◆ Task directions
Write out the opening lines of the data word for word, up to and including the line with "ax.bar(x, b3, bw, bottom=b1", and leave every picture and every later line out.

◆ Plotting code records
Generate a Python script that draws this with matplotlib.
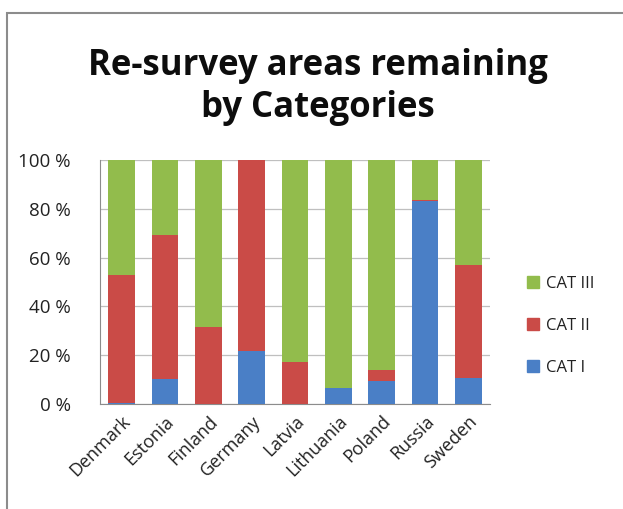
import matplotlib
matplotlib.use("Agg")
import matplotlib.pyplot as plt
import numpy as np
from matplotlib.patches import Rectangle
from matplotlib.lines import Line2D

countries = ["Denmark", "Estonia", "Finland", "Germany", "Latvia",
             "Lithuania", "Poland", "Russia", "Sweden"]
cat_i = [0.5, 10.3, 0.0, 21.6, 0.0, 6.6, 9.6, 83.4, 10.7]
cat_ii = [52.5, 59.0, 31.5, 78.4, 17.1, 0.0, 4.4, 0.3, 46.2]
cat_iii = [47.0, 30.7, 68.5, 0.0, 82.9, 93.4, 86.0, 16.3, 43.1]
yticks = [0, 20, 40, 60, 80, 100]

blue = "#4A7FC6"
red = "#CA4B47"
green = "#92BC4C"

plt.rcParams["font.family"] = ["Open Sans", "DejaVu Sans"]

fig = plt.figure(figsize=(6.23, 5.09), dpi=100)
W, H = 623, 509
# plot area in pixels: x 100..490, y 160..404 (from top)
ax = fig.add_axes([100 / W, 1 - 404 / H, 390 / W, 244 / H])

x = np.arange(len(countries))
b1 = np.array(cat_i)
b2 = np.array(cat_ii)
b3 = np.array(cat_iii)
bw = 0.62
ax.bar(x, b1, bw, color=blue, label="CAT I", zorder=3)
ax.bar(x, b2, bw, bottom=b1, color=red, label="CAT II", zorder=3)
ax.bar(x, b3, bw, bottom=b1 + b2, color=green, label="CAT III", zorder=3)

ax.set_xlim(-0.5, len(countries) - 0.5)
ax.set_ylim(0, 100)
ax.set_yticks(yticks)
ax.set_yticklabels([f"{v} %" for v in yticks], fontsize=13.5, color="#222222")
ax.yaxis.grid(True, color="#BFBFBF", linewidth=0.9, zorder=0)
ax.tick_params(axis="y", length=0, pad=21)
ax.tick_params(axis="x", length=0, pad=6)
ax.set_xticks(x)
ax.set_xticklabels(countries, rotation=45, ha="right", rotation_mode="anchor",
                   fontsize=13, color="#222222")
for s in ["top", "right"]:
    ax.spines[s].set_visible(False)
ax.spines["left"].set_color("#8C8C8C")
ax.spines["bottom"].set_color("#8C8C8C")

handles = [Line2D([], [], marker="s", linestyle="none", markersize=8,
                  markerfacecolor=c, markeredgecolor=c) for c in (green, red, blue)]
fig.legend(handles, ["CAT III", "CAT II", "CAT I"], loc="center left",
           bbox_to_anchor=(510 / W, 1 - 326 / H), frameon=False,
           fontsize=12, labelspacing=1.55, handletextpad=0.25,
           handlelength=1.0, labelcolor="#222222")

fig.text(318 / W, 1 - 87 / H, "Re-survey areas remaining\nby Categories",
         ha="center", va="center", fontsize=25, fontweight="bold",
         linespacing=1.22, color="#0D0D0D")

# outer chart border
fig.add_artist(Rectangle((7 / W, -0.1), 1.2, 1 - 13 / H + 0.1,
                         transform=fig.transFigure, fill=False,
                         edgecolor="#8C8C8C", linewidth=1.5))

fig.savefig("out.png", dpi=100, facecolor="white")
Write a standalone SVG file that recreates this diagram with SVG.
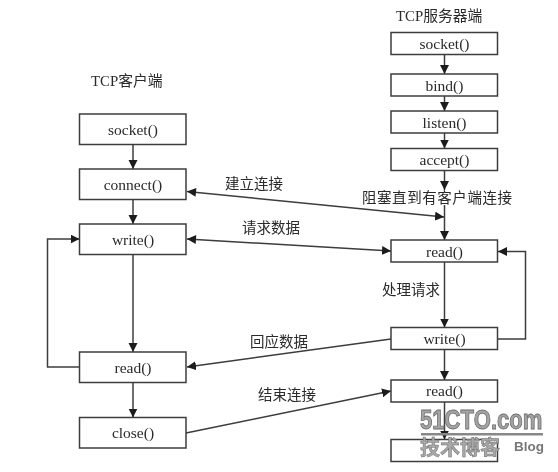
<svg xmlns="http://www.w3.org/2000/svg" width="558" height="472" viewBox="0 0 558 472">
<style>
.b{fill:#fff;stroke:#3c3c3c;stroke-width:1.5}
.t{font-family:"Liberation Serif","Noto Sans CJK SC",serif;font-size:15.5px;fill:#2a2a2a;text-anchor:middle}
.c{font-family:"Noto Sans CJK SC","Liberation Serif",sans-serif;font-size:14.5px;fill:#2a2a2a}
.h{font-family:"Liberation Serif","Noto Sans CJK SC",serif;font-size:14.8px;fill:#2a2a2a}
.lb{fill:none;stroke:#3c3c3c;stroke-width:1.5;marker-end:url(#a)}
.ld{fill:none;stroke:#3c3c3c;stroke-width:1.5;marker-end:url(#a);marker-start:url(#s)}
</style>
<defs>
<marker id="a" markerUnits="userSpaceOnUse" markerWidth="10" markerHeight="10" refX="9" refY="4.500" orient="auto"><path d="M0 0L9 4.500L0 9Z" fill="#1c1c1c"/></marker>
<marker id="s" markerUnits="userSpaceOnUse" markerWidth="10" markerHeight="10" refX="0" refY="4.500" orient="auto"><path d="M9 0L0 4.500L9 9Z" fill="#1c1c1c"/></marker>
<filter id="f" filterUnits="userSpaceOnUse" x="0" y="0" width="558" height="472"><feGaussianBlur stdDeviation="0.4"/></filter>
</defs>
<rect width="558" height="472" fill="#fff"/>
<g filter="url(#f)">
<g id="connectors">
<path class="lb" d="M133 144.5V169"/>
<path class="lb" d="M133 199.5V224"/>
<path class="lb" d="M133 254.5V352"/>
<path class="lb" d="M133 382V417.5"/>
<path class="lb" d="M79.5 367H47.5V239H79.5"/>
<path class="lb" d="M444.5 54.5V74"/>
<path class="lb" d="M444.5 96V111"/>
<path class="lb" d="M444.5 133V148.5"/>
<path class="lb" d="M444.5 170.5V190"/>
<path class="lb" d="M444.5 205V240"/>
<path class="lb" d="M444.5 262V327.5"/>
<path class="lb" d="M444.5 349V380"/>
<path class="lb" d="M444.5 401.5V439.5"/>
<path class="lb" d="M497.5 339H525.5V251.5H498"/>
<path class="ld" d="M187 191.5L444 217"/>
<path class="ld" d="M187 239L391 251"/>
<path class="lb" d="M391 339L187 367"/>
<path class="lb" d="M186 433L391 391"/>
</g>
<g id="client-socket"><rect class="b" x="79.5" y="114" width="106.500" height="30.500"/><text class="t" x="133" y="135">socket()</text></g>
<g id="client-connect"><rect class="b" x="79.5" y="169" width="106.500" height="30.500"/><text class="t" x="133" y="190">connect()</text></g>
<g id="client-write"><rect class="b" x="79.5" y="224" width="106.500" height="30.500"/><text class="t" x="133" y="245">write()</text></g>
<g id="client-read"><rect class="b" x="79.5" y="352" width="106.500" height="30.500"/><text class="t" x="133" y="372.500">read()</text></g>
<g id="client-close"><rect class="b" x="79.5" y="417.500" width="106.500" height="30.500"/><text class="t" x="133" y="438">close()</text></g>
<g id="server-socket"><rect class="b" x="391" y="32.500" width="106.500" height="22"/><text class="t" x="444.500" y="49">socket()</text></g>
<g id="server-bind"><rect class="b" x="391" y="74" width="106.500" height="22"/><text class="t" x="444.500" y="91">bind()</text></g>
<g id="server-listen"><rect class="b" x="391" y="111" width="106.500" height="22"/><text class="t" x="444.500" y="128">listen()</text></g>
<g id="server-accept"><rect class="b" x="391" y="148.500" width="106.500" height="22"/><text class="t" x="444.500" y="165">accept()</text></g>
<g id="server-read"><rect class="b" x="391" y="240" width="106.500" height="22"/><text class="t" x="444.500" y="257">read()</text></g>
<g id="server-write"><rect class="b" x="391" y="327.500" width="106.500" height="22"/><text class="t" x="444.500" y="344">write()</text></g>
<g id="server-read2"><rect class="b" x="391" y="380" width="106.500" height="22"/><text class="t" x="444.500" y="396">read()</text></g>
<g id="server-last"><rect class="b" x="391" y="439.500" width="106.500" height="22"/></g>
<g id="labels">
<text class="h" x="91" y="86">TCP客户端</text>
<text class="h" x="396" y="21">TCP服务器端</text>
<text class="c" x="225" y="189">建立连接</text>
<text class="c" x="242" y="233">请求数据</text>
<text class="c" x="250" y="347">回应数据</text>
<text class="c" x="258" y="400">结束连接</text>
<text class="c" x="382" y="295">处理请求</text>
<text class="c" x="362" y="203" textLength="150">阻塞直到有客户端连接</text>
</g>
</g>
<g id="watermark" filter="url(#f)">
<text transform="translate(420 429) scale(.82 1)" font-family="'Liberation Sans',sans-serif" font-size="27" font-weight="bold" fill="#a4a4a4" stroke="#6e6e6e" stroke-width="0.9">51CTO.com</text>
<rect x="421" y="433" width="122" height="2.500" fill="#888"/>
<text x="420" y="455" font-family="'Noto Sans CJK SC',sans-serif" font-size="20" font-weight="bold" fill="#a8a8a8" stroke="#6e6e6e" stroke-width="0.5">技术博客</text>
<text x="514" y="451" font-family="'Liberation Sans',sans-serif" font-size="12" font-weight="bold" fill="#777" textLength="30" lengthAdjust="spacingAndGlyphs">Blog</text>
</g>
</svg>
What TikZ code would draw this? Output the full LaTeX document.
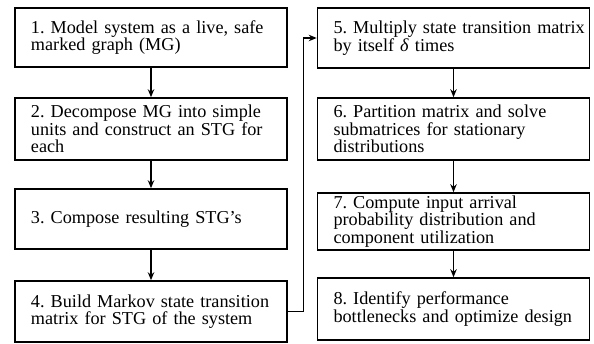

◆ Problem solution
Generate a Python script that draws this with matplotlib.
import matplotlib
matplotlib.use("Agg")
import matplotlib.pyplot as plt
import numpy as np
from matplotlib.patches import Rectangle
from matplotlib.lines import Line2D

countries = ["Denmark", "Estonia", "Finland", "Germany", "Latvia",
             "Lithuania", "Poland", "Russia", "Sweden"]
cat_i = [0.5, 10.3, 0.0, 21.6, 0.0, 6.6, 9.6, 83.4, 10.7]
cat_ii = [52.5, 59.0, 31.5, 78.4, 17.1, 0.0, 4.4, 0.3, 46.2]
cat_iii = [47.0, 30.7, 68.5, 0.0, 82.9, 93.4, 86.0, 16.3, 43.1]
yticks = [0, 20, 40, 60, 80, 100]

blue = "#4A7FC6"
red = "#CA4B47"
green = "#92BC4C"

plt.rcParams["font.family"] = ["Open Sans", "DejaVu Sans"]

fig = plt.figure(figsize=(6.23, 5.09), dpi=100)
W, H = 623, 509
# plot area in pixels: x 100..490, y 160..404 (from top)
ax = fig.add_axes([100 / W, 1 - 404 / H, 390 / W, 244 / H])

x = np.arange(len(countries))
b1 = np.array(cat_i)
b2 = np.array(cat_ii)
b3 = np.array(cat_iii)
bw = 0.62
ax.bar(x, b1, bw, color=blue, label="CAT I", zorder=3)
ax.bar(x, b2, bw, bottom=b1, color=red, label="CAT II", zorder=3)
ax.bar(x, b3, bw, bottom=b1 + b2, color=green, label="CAT III", zorder=3)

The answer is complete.